Prior to 2013, one of the ways in which the Voting Rights Act guarded against discriminatory voting laws and procedures was to require certain state and local governments to obtain prior approval (“preclearance”) from the Justice Department or a federal court before changing their election rules.
In 2010, private citizens of Kinston, North Carolina, filed suit in federal court in D.C. challenging the constitutionality of the preclearance requirement after the Attorney General refused to preclear the town’s proposal changing its elections from being run on a partisan basis (e.g., Democrats versus Republicans) to nonpartisan (no party labels). The ACLU intervened in the case on behalf of six African-American residents of Kinston and the North Carolina State Conference of Branches of the NAACP to defend the Voting Rights Act.
The Attorney General successfully moved to dismiss the case because the plaintiffs lacked standing. The plaintiffs appealed, and in 2011 the court of appeals reversed, holding that voters and candidates had standing.

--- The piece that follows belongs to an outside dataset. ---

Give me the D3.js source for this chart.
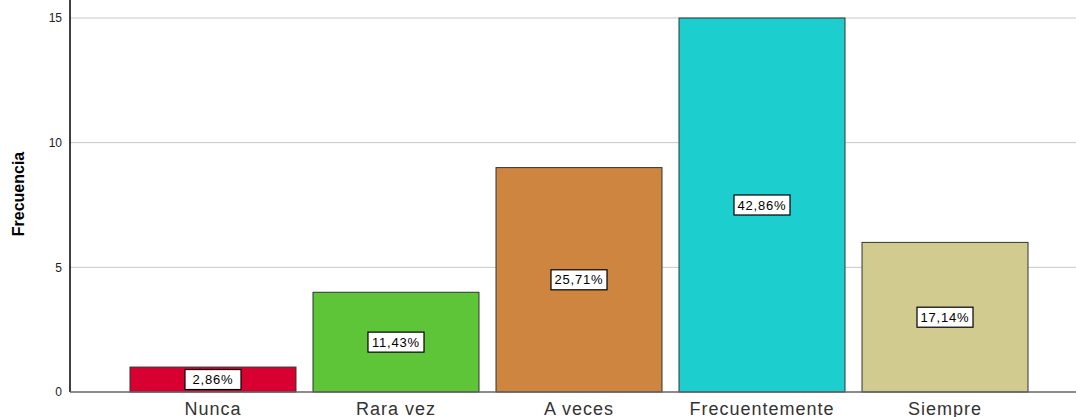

On remand, the district court concluded that the Voting Rights Act provisions at issue “are a careful solution to a vitally important problem” and “do not violate the Constitution.” Plaintiffs again appealed, but in early 2012 the Attorney General moved to dismiss the appeal, because he had reconsidered and precleared the voting change at issue. This development outraged the plaintiffs; what they really wanted was not approval of their voting change, but a trip to the Supreme Court. But the court of appeals dismissed the case as moot. The plaintiffs sought Supreme Court review, unsuccessfully.